** Start **

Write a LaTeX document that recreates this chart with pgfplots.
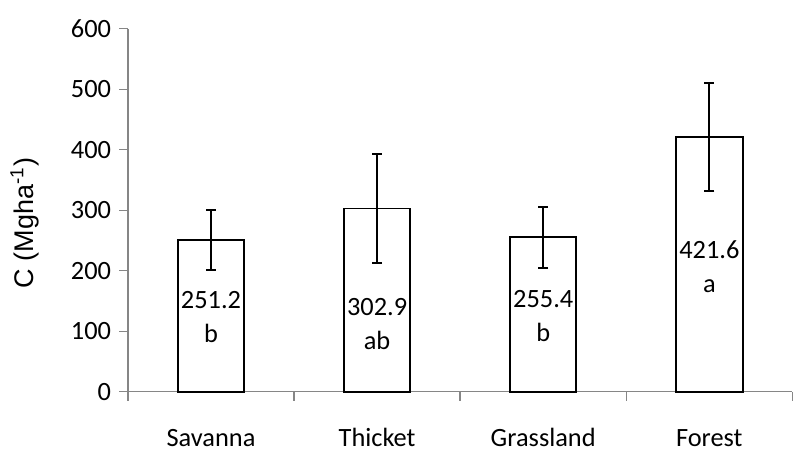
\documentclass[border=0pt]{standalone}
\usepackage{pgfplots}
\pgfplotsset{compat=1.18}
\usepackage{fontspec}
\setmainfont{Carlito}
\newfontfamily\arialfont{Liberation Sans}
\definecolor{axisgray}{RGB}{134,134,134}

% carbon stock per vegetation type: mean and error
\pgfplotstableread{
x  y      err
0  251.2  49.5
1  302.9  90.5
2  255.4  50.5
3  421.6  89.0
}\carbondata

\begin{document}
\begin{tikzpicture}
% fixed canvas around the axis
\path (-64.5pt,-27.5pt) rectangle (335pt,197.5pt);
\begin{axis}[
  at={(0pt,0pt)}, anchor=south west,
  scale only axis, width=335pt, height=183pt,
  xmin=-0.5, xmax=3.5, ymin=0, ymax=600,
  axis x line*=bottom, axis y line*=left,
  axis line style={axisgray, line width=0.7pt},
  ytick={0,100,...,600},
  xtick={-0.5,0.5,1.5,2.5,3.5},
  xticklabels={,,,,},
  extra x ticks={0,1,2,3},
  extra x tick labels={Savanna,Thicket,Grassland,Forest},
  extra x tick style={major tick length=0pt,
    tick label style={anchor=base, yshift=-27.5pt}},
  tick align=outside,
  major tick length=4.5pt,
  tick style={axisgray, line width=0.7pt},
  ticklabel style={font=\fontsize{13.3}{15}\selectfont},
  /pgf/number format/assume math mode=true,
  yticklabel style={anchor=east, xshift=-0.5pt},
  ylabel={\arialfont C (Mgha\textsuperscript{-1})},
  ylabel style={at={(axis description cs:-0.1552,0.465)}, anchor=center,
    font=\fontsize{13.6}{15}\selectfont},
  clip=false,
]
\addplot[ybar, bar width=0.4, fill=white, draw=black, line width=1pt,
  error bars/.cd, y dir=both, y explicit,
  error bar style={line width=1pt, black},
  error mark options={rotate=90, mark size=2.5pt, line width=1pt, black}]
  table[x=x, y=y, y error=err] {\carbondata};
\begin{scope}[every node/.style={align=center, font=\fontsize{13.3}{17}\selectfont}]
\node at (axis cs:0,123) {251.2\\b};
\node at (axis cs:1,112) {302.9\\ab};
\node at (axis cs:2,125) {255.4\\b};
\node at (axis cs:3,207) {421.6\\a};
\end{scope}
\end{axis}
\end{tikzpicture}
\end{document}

** End **

Reproduce all of the material exactly, apart from the pictures.

[EXERCISE RESPONSE]
Write a LaTeX document that recreates this chart with pgfplots.
\documentclass[border=0pt]{standalone}
\usepackage{pgfplots}
\pgfplotsset{compat=1.18}
\usepackage{fontspec}
\setmainfont{Carlito}
\newfontfamily\arialfont{Liberation Sans}
\definecolor{axisgray}{RGB}{134,134,134}

% carbon stock per vegetation type: mean and error
\pgfplotstableread{
x  y      err
0  251.2  49.5
1  302.9  90.5
2  255.4  50.5
3  421.6  89.0
}\carbondata

\begin{document}
\begin{tikzpicture}
% fixed canvas around the axis
\path (-64.5pt,-27.5pt) rectangle (335pt,197.5pt);
\begin{axis}[
  at={(0pt,0pt)}, anchor=south west,
  scale only axis, width=335pt, height=183pt,
  xmin=-0.5, xmax=3.5, ymin=0, ymax=600,
  axis x line*=bottom, axis y line*=left,
  axis line style={axisgray, line width=0.7pt},
  ytick={0,100,...,600},
  xtick={-0.5,0.5,1.5,2.5,3.5},
  xticklabels={,,,,},
  extra x ticks={0,1,2,3},
  extra x tick labels={Savanna,Thicket,Grassland,Forest},
  extra x tick style={major tick length=0pt,
    tick label style={anchor=base, yshift=-27.5pt}},
  tick align=outside,
  major tick length=4.5pt,
  tick style={axisgray, line width=0.7pt},
  ticklabel style={font=\fontsize{13.3}{15}\selectfont},
  /pgf/number format/assume math mode=true,
  yticklabel style={anchor=east, xshift=-0.5pt},
  ylabel={\arialfont C (Mgha\textsuperscript{-1})},
  ylabel style={at={(axis description cs:-0.1552,0.465)}, anchor=center,
    font=\fontsize{13.6}{15}\selectfont},
  clip=false,
]
\addplot[ybar, bar width=0.4, fill=white, draw=black, line width=1pt,
  error bars/.cd, y dir=both, y explicit,
  error bar style={line width=1pt, black},
  error mark options={rotate=90, mark size=2.5pt, line width=1pt, black}]
  table[x=x, y=y, y error=err] {\carbondata};
\begin{scope}[every node/.style={align=center, font=\fontsize{13.3}{17}\selectfont}]
\node at (axis cs:0,123) {251.2\\b};
\node at (axis cs:1,112) {302.9\\ab};
\node at (axis cs:2,125) {255.4\\b};
\node at (axis cs:3,207) {421.6\\a};
\end{scope}
\end{axis}
\end{tikzpicture}
\end{document}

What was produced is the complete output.